| Problem |
Produce an exact transcription of the listing below, omitting the pictures.

| Recorded data |
⟨

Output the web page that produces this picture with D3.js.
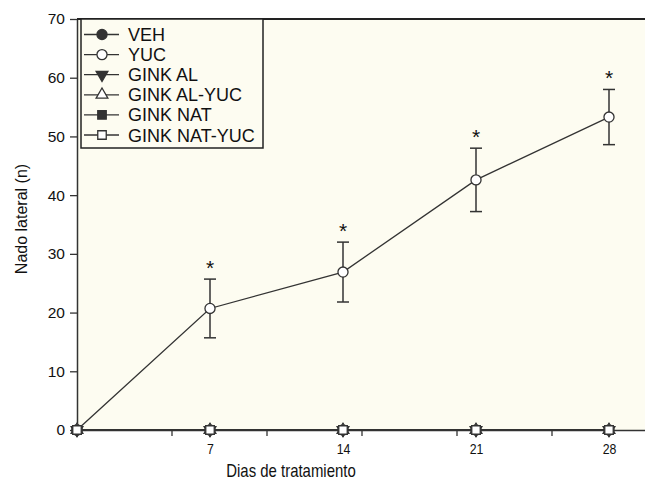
<!DOCTYPE html>
<html>
<head>
<meta charset="utf-8">
<script src="https://cdn.jsdelivr.net/npm/d3@7"></script>
<style>
  body { margin: 0; background: #fff; }
  svg { font-family: "Liberation Sans", Arial, sans-serif; }
</style>
</head>
<body>
<svg id="chart"></svg>
<script>
// Data
const days = [0, 7, 14, 21, 28];
const groups = ["VEH", "YUC", "GINK AL", "GINK AL-YUC", "GINK NAT", "GINK NAT-YUC"];
const vehMean = [0, 0, 0, 0, 0];
const yucMean = [0, 20.7, 26.9, 42.6, 53.3];
const yucErr = [0, 5.0, 5.1, 5.4, 4.7];
const ginkAlMean = [0, 0, 0, 0, 0];
const ginkAlYucMean = [0, 0, 0, 0, 0];
const ginkNatMean = [0, 0, 0, 0, 0];
const ginkNatYucMean = [0, 0, 0, 0, 0];
const significant = [false, true, true, true, true];
const xTicks = [7, 14, 21, 28];
const xMinorTicks = [5, 10, 15, 20, 25];
const yTicks = [0, 10, 20, 30, 40, 50, 60, 70];

const width = 645, height = 481;
const margin = {top: 19, right: 0, bottom: 51, left: 77};

const svg = d3.select("#chart")
    .attr("width", width)
    .attr("height", height);

const x = d3.scaleLinear().domain([0, 30]).range([margin.left, margin.left + 30 * 19]);
const y = d3.scaleLinear().domain([0, 70]).range([height - margin.bottom, margin.top]);

const ink = "#333";

// plot background
svg.append("rect")
    .attr("x", x(0)).attr("y", y(70))
    .attr("width", width - x(0)).attr("height", y(0) - y(70))
    .attr("fill", "#fdfcf1");

// series definitions (marker symbol + fill)
const series = [
    {name: groups[0], mean: vehMean, sym: d3.symbolCircle, fill: ink},
    {name: groups[1], mean: yucMean, err: yucErr, sym: d3.symbolCircle, fill: "#fff"},
    {name: groups[2], mean: ginkAlMean, sym: d3.symbolTriangle, fill: ink, rot: 180},
    {name: groups[3], mean: ginkAlYucMean, sym: d3.symbolTriangle, fill: "#fff"},
    {name: groups[4], mean: ginkNatMean, sym: d3.symbolSquare, fill: ink},
    {name: groups[5], mean: ginkNatYucMean, sym: d3.symbolSquare, fill: "#fff"}
];
function symPath(s) {
    return d3.symbol().type(s.sym).size(s.sym === d3.symbolCircle ? 80 : s.sym === d3.symbolTriangle ? 60 : 72)();
}

// axes
const yAxis = svg.append("g")
    .attr("transform", `translate(${x(0)},0)`)
    .call(d3.axisLeft(y).tickValues(yTicks).tickSize(7).tickSizeOuter(0).tickPadding(5));
yAxis.select(".domain").attr("stroke", ink).attr("stroke-width", 1.5);
yAxis.selectAll(".tick line").attr("stroke", ink).attr("stroke-width", 1.3);
yAxis.selectAll(".tick text").attr("font-size", 15.5).attr("fill", "#111")
    .attr("font-family", "Liberation Sans, Arial, sans-serif");

const xAxis = svg.append("g")
    .attr("transform", `translate(0,${y(0)})`)
    .call(d3.axisBottom(x).tickValues(xTicks).tickSize(0).tickSizeOuter(0).tickPadding(0));
xAxis.select(".domain").attr("stroke", ink).attr("stroke-width", 1.5);
xAxis.selectAll(".tick text")
    .attr("dy", null).attr("y", 0)
    .attr("transform", "translate(0,24) scale(0.88,1)")
    .attr("font-size", 14).attr("fill", "#111")
    .attr("font-family", "Liberation Sans, Arial, sans-serif");

svg.append("g")
    .selectAll("line")
    .data(xMinorTicks)
    .join("line")
    .attr("x1", d => x(d)).attr("x2", d => x(d))
    .attr("y1", y(0)).attr("y2", y(0) + 6)
    .attr("stroke", ink).attr("stroke-width", 1.3);

// small stub below origin
svg.append("line")
    .attr("x1", x(0)).attr("x2", x(0))
    .attr("y1", y(0)).attr("y2", y(0) + 5)
    .attr("stroke", ink).attr("stroke-width", 1.5);

// top frame line
svg.append("line")
    .attr("x1", x(0)).attr("x2", width)
    .attr("y1", y(70)).attr("y2", y(70))
    .attr("stroke", "#222").attr("stroke-width", 2);

// axis titles
svg.append("text")
    .attr("transform", "translate(291,477) scale(0.83,1)")
    .attr("text-anchor", "middle")
    .attr("font-size", 18).attr("fill", "#111")
    .text("Dias de tratamiento");

svg.append("text")
    .attr("transform", "translate(27,219) rotate(-90)")
    .attr("text-anchor", "middle")
    .attr("font-size", 16).attr("fill", "#111")
    .text("Nado lateral (n)");

// lines
const line = d3.line().x((d, i) => x(days[i])).y(d => y(d));
series.forEach(s => {
    svg.append("path")
        .datum(s.mean)
        .attr("d", line)
        .attr("fill", "none")
        .attr("stroke", ink)
        .attr("stroke-width", 1.3);
});

// error bars for YUC
const eb = svg.append("g").attr("stroke", ink).attr("stroke-width", 1.5);
days.forEach((d, i) => {
    if (!yucErr[i]) return;
    const cx = x(d), top = y(yucMean[i] + yucErr[i]), bot = y(yucMean[i] - yucErr[i]);
    eb.append("line").attr("x1", cx).attr("x2", cx).attr("y1", top).attr("y2", bot);
    eb.append("line").attr("x1", cx - 6).attr("x2", cx + 6).attr("y1", top).attr("y2", top);
    eb.append("line").attr("x1", cx - 6).attr("x2", cx + 6).attr("y1", bot).attr("y2", bot);
});

// significance stars
svg.append("g")
    .selectAll("text")
    .data(days.filter((d, i) => significant[i]))
    .join("text")
    .attr("x", d => x(d))
    .attr("y", d => y(yucMean[days.indexOf(d)] + yucErr[days.indexOf(d)]) - 4)
    .attr("text-anchor", "middle")
    .attr("font-size", 21).attr("fill", "#111")
    .text("*");

// markers (zero groups: tiny stubs above/below)
svg.append("g")
    .selectAll("line")
    .data(days)
    .join("line")
    .attr("x1", d => x(d)).attr("x2", d => x(d))
    .attr("y1", y(0) - 7).attr("y2", y(0) + 7)
    .attr("stroke", ink).attr("stroke-width", 1.3);

series.forEach(s => {
    svg.append("g")
        .selectAll("path")
        .data(s.mean)
        .join("path")
        .attr("d", symPath(s))
        .attr("transform", (d, i) => `translate(${x(days[i])},${y(d)})` + (s.rot ? ` rotate(${s.rot})` : ""))
        .attr("fill", s.fill)
        .attr("stroke", ink)
        .attr("stroke-width", 1.3);
});

// legend
const legend = svg.append("g");
legend.append("rect")
    .attr("x", 81).attr("y", 19)
    .attr("width", 182).attr("height", 129)
    .attr("fill", "#fdfcf1")
    .attr("stroke", "#222").attr("stroke-width", 1.5);

const rows = legend.selectAll("g.row")
    .data(series)
    .join("g")
    .attr("class", "row")
    .attr("transform", (d, i) => `translate(0,${34.5 + i * 20.1})`);
rows.append("line")
    .attr("x1", 84).attr("x2", 119)
    .attr("stroke", ink).attr("stroke-width", 1.3);
rows.append("path")
    .attr("d", d => symPath(d))
    .attr("transform", d => `translate(102,0)` + (d.rot ? ` rotate(${d.rot})` : ""))
    .attr("fill", d => d.fill)
    .attr("stroke", ink).attr("stroke-width", 1.3);
rows.append("text")
    .attr("x", 128).attr("y", 6.5)
    .attr("font-size", 18).attr("fill", "#111")
    .text(d => d.name);
</script>
</body>
</html>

⟩

| Worked answer |
Output the web page that produces this picture with D3.js.
<!DOCTYPE html>
<html>
<head>
<meta charset="utf-8">
<script src="https://cdn.jsdelivr.net/npm/d3@7"></script>
<style>
  body { margin: 0; background: #fff; }
  svg { font-family: "Liberation Sans", Arial, sans-serif; }
</style>
</head>
<body>
<svg id="chart"></svg>
<script>
// Data
const days = [0, 7, 14, 21, 28];
const groups = ["VEH", "YUC", "GINK AL", "GINK AL-YUC", "GINK NAT", "GINK NAT-YUC"];
const vehMean = [0, 0, 0, 0, 0];
const yucMean = [0, 20.7, 26.9, 42.6, 53.3];
const yucErr = [0, 5.0, 5.1, 5.4, 4.7];
const ginkAlMean = [0, 0, 0, 0, 0];
const ginkAlYucMean = [0, 0, 0, 0, 0];
const ginkNatMean = [0, 0, 0, 0, 0];
const ginkNatYucMean = [0, 0, 0, 0, 0];
const significant = [false, true, true, true, true];
const xTicks = [7, 14, 21, 28];
const xMinorTicks = [5, 10, 15, 20, 25];
const yTicks = [0, 10, 20, 30, 40, 50, 60, 70];

const width = 645, height = 481;
const margin = {top: 19, right: 0, bottom: 51, left: 77};

const svg = d3.select("#chart")
    .attr("width", width)
    .attr("height", height);

const x = d3.scaleLinear().domain([0, 30]).range([margin.left, margin.left + 30 * 19]);
const y = d3.scaleLinear().domain([0, 70]).range([height - margin.bottom, margin.top]);

const ink = "#333";

// plot background
svg.append("rect")
    .attr("x", x(0)).attr("y", y(70))
    .attr("width", width - x(0)).attr("height", y(0) - y(70))
    .attr("fill", "#fdfcf1");

// series definitions (marker symbol + fill)
const series = [
    {name: groups[0], mean: vehMean, sym: d3.symbolCircle, fill: ink},
    {name: groups[1], mean: yucMean, err: yucErr, sym: d3.symbolCircle, fill: "#fff"},
    {name: groups[2], mean: ginkAlMean, sym: d3.symbolTriangle, fill: ink, rot: 180},
    {name: groups[3], mean: ginkAlYucMean, sym: d3.symbolTriangle, fill: "#fff"},
    {name: groups[4], mean: ginkNatMean, sym: d3.symbolSquare, fill: ink},
    {name: groups[5], mean: ginkNatYucMean, sym: d3.symbolSquare, fill: "#fff"}
];
function symPath(s) {
    return d3.symbol().type(s.sym).size(s.sym === d3.symbolCircle ? 80 : s.sym === d3.symbolTriangle ? 60 : 72)();
}

// axes
const yAxis = svg.append("g")
    .attr("transform", `translate(${x(0)},0)`)
    .call(d3.axisLeft(y).tickValues(yTicks).tickSize(7).tickSizeOuter(0).tickPadding(5));
yAxis.select(".domain").attr("stroke", ink).attr("stroke-width", 1.5);
yAxis.selectAll(".tick line").attr("stroke", ink).attr("stroke-width", 1.3);
yAxis.selectAll(".tick text").attr("font-size", 15.5).attr("fill", "#111")
    .attr("font-family", "Liberation Sans, Arial, sans-serif");

const xAxis = svg.append("g")
    .attr("transform", `translate(0,${y(0)})`)
    .call(d3.axisBottom(x).tickValues(xTicks).tickSize(0).tickSizeOuter(0).tickPadding(0));
xAxis.select(".domain").attr("stroke", ink).attr("stroke-width", 1.5);
xAxis.selectAll(".tick text")
    .attr("dy", null).attr("y", 0)
    .attr("transform", "translate(0,24) scale(0.88,1)")
    .attr("font-size", 14).attr("fill", "#111")
    .attr("font-family", "Liberation Sans, Arial, sans-serif");

svg.append("g")
    .selectAll("line")
    .data(xMinorTicks)
    .join("line")
    .attr("x1", d => x(d)).attr("x2", d => x(d))
    .attr("y1", y(0)).attr("y2", y(0) + 6)
    .attr("stroke", ink).attr("stroke-width", 1.3);

// small stub below origin
svg.append("line")
    .attr("x1", x(0)).attr("x2", x(0))
    .attr("y1", y(0)).attr("y2", y(0) + 5)
    .attr("stroke", ink).attr("stroke-width", 1.5);

// top frame line
svg.append("line")
    .attr("x1", x(0)).attr("x2", width)
    .attr("y1", y(70)).attr("y2", y(70))
    .attr("stroke", "#222").attr("stroke-width", 2);

// axis titles
svg.append("text")
    .attr("transform", "translate(291,477) scale(0.83,1)")
    .attr("text-anchor", "middle")
    .attr("font-size", 18).attr("fill", "#111")
    .text("Dias de tratamiento");

svg.append("text")
    .attr("transform", "translate(27,219) rotate(-90)")
    .attr("text-anchor", "middle")
    .attr("font-size", 16).attr("fill", "#111")
    .text("Nado lateral (n)");

// lines
const line = d3.line().x((d, i) => x(days[i])).y(d => y(d));
series.forEach(s => {
    svg.append("path")
        .datum(s.mean)
        .attr("d", line)
        .attr("fill", "none")
        .attr("stroke", ink)
        .attr("stroke-width", 1.3);
});

// error bars for YUC
const eb = svg.append("g").attr("stroke", ink).attr("stroke-width", 1.5);
days.forEach((d, i) => {
    if (!yucErr[i]) return;
    const cx = x(d), top = y(yucMean[i] + yucErr[i]), bot = y(yucMean[i] - yucErr[i]);
    eb.append("line").attr("x1", cx).attr("x2", cx).attr("y1", top).attr("y2", bot);
    eb.append("line").attr("x1", cx - 6).attr("x2", cx + 6).attr("y1", top).attr("y2", top);
    eb.append("line").attr("x1", cx - 6).attr("x2", cx + 6).attr("y1", bot).attr("y2", bot);
});

// significance stars
svg.append("g")
    .selectAll("text")
    .data(days.filter((d, i) => significant[i]))
    .join("text")
    .attr("x", d => x(d))
    .attr("y", d => y(yucMean[days.indexOf(d)] + yucErr[days.indexOf(d)]) - 4)
    .attr("text-anchor", "middle")
    .attr("font-size", 21).attr("fill", "#111")
    .text("*");

// markers (zero groups: tiny stubs above/below)
svg.append("g")
    .selectAll("line")
    .data(days)
    .join("line")
    .attr("x1", d => x(d)).attr("x2", d => x(d))
    .attr("y1", y(0) - 7).attr("y2", y(0) + 7)
    .attr("stroke", ink).attr("stroke-width", 1.3);

series.forEach(s => {
    svg.append("g")
        .selectAll("path")
        .data(s.mean)
        .join("path")
        .attr("d", symPath(s))
        .attr("transform", (d, i) => `translate(${x(days[i])},${y(d)})` + (s.rot ? ` rotate(${s.rot})` : ""))
        .attr("fill", s.fill)
        .attr("stroke", ink)
        .attr("stroke-width", 1.3);
});

// legend
const legend = svg.append("g");
legend.append("rect")
    .attr("x", 81).attr("y", 19)
    .attr("width", 182).attr("height", 129)
    .attr("fill", "#fdfcf1")
    .attr("stroke", "#222").attr("stroke-width", 1.5);

const rows = legend.selectAll("g.row")
    .data(series)
    .join("g")
    .attr("class", "row")
    .attr("transform", (d, i) => `translate(0,${34.5 + i * 20.1})`);
rows.append("line")
    .attr("x1", 84).attr("x2", 119)
    .attr("stroke", ink).attr("stroke-width", 1.3);
rows.append("path")
    .attr("d", d => symPath(d))
    .attr("transform", d => `translate(102,0)` + (d.rot ? ` rotate(${d.rot})` : ""))
    .attr("fill", d => d.fill)
    .attr("stroke", ink).attr("stroke-width", 1.3);
rows.append("text")
    .attr("x", 128).attr("y", 6.5)
    .attr("font-size", 18).attr("fill", "#111")
    .text(d => d.name);
</script>
</body>
</html>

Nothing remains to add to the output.